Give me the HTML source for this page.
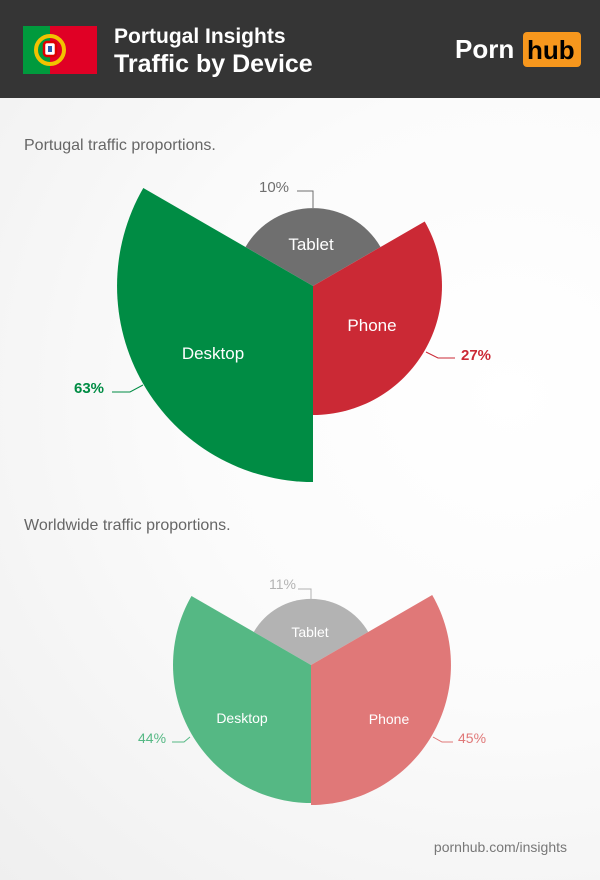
<!DOCTYPE html>
<html><head><meta charset="utf-8"><style>
body{margin:0;width:600px;height:880px;overflow:hidden;font-family:"Liberation Sans",sans-serif;}
.bg{position:absolute;left:0;top:0;width:600px;height:880px;background:radial-gradient(ellipse at 85% 45%,#ffffff 0%,#fbfbfb 45%,#efefef 100%);}
.hdr{position:absolute;left:0;top:0;width:600px;height:98px;background:#353535;}
</style></head><body>
<div class="bg"></div>
<div class="hdr"></div>
<svg width="600" height="880" style="position:absolute;left:0;top:0" font-family="Liberation Sans, sans-serif">
<rect x="23" y="26" width="74" height="48" fill="#e00025"/>
<rect x="23" y="26" width="27" height="48" fill="#009a3d"/>
<circle cx="50" cy="50" r="14" fill="none" stroke="#f2c200" stroke-width="4"/>
<rect x="44" y="42" width="12" height="14" rx="3" fill="#fff" stroke="#d00" stroke-width="2.5"/>
<rect x="48" y="46" width="4" height="6" fill="#2a5bb0"/>
<text x="114" y="43" fill="#fff" font-size="21" font-weight="bold">Portugal Insights</text>
<text x="114" y="72" fill="#fff" font-size="25" font-weight="bold">Traffic by Device</text>
<text x="455" y="58" fill="#fff" font-size="26" font-weight="bold">Porn</text>
<rect x="523" y="32" width="58" height="35" rx="4" fill="#f7971d"/>
<text x="527" y="59" fill="#000" font-size="26" font-weight="bold">hub</text>

<text x="24" y="150" fill="#666" font-size="16">Portugal traffic proportions.</text>
<path d="M313 286 L245.5 247 A78 78 0 0 1 380.5 247 Z" fill="#6f6f6f"/>
<path d="M313 286 L424.7 221.5 A129 129 0 0 1 313 415 Z" fill="#cb2935"/>
<path d="M313 286 L313 482 A196 196 0 0 1 143.3 188 Z" fill="#008c44"/>
<text x="311" y="250" fill="#fff" font-size="17" text-anchor="middle">Tablet</text>
<text x="372" y="331" fill="#fff" font-size="17" text-anchor="middle">Phone</text>
<text x="213" y="359" fill="#fff" font-size="17" text-anchor="middle">Desktop</text>
<polyline points="297,191 313,191 313,208" fill="none" stroke="#6f6f6f"/>
<text x="259" y="192" fill="#6f6f6f" font-size="15">10%</text>
<polyline points="426,352 438,358 455,358" fill="none" stroke="#cb2935"/>
<text x="461" y="360" fill="#cb2935" font-size="15" font-weight="bold">27%</text>
<polyline points="112,392 130,392 143,385" fill="none" stroke="#008c44"/>
<text x="74" y="393" fill="#008c44" font-size="15" font-weight="bold">63%</text>

<text x="24" y="530" fill="#666" font-size="16">Worldwide traffic proportions.</text>
<path d="M311 665 L253.8 632 A66 66 0 0 1 368.2 632 Z" fill="#b3b3b3"/>
<path d="M311 665 L432.2 595 A140 140 0 0 1 311 805 Z" fill="#e07878"/>
<path d="M311 665 L311 803 A138 138 0 0 1 191.5 596 Z" fill="#55b884"/>
<text x="310" y="637" fill="#fff" font-size="14" text-anchor="middle">Tablet</text>
<text x="389" y="724" fill="#fff" font-size="14" text-anchor="middle">Phone</text>
<text x="242" y="723" fill="#fff" font-size="14" text-anchor="middle">Desktop</text>
<polyline points="298,589 311,589 311,599" fill="none" stroke="#b3b3b3"/>
<text x="269" y="589" fill="#b3b3b3" font-size="14">11%</text>
<polyline points="433,737 442,742 453,742" fill="none" stroke="#e07878"/>
<text x="458" y="743" fill="#e07878" font-size="14">45%</text>
<polyline points="172,742 184,742 190,737" fill="none" stroke="#55b884"/>
<text x="138" y="743" fill="#55b884" font-size="14">44%</text>

<text x="567" y="852" fill="#777" font-size="14" text-anchor="end">pornhub.com/insights</text>
</svg>
</body></html>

• _WHAT THE TASK ASKS_: Except for the pictures, print the data above exactly.

• _TASK RESULT_:
Give me the HTML source for this page.
<!DOCTYPE html>
<html><head><meta charset="utf-8"><style>
body{margin:0;width:600px;height:880px;overflow:hidden;font-family:"Liberation Sans",sans-serif;}
.bg{position:absolute;left:0;top:0;width:600px;height:880px;background:radial-gradient(ellipse at 85% 45%,#ffffff 0%,#fbfbfb 45%,#efefef 100%);}
.hdr{position:absolute;left:0;top:0;width:600px;height:98px;background:#353535;}
</style></head><body>
<div class="bg"></div>
<div class="hdr"></div>
<svg width="600" height="880" style="position:absolute;left:0;top:0" font-family="Liberation Sans, sans-serif">
<rect x="23" y="26" width="74" height="48" fill="#e00025"/>
<rect x="23" y="26" width="27" height="48" fill="#009a3d"/>
<circle cx="50" cy="50" r="14" fill="none" stroke="#f2c200" stroke-width="4"/>
<rect x="44" y="42" width="12" height="14" rx="3" fill="#fff" stroke="#d00" stroke-width="2.5"/>
<rect x="48" y="46" width="4" height="6" fill="#2a5bb0"/>
<text x="114" y="43" fill="#fff" font-size="21" font-weight="bold">Portugal Insights</text>
<text x="114" y="72" fill="#fff" font-size="25" font-weight="bold">Traffic by Device</text>
<text x="455" y="58" fill="#fff" font-size="26" font-weight="bold">Porn</text>
<rect x="523" y="32" width="58" height="35" rx="4" fill="#f7971d"/>
<text x="527" y="59" fill="#000" font-size="26" font-weight="bold">hub</text>

<text x="24" y="150" fill="#666" font-size="16">Portugal traffic proportions.</text>
<path d="M313 286 L245.5 247 A78 78 0 0 1 380.5 247 Z" fill="#6f6f6f"/>
<path d="M313 286 L424.7 221.5 A129 129 0 0 1 313 415 Z" fill="#cb2935"/>
<path d="M313 286 L313 482 A196 196 0 0 1 143.3 188 Z" fill="#008c44"/>
<text x="311" y="250" fill="#fff" font-size="17" text-anchor="middle">Tablet</text>
<text x="372" y="331" fill="#fff" font-size="17" text-anchor="middle">Phone</text>
<text x="213" y="359" fill="#fff" font-size="17" text-anchor="middle">Desktop</text>
<polyline points="297,191 313,191 313,208" fill="none" stroke="#6f6f6f"/>
<text x="259" y="192" fill="#6f6f6f" font-size="15">10%</text>
<polyline points="426,352 438,358 455,358" fill="none" stroke="#cb2935"/>
<text x="461" y="360" fill="#cb2935" font-size="15" font-weight="bold">27%</text>
<polyline points="112,392 130,392 143,385" fill="none" stroke="#008c44"/>
<text x="74" y="393" fill="#008c44" font-size="15" font-weight="bold">63%</text>

<text x="24" y="530" fill="#666" font-size="16">Worldwide traffic proportions.</text>
<path d="M311 665 L253.8 632 A66 66 0 0 1 368.2 632 Z" fill="#b3b3b3"/>
<path d="M311 665 L432.2 595 A140 140 0 0 1 311 805 Z" fill="#e07878"/>
<path d="M311 665 L311 803 A138 138 0 0 1 191.5 596 Z" fill="#55b884"/>
<text x="310" y="637" fill="#fff" font-size="14" text-anchor="middle">Tablet</text>
<text x="389" y="724" fill="#fff" font-size="14" text-anchor="middle">Phone</text>
<text x="242" y="723" fill="#fff" font-size="14" text-anchor="middle">Desktop</text>
<polyline points="298,589 311,589 311,599" fill="none" stroke="#b3b3b3"/>
<text x="269" y="589" fill="#b3b3b3" font-size="14">11%</text>
<polyline points="433,737 442,742 453,742" fill="none" stroke="#e07878"/>
<text x="458" y="743" fill="#e07878" font-size="14">45%</text>
<polyline points="172,742 184,742 190,737" fill="none" stroke="#55b884"/>
<text x="138" y="743" fill="#55b884" font-size="14">44%</text>

<text x="567" y="852" fill="#777" font-size="14" text-anchor="end">pornhub.com/insights</text>
</svg>
</body></html>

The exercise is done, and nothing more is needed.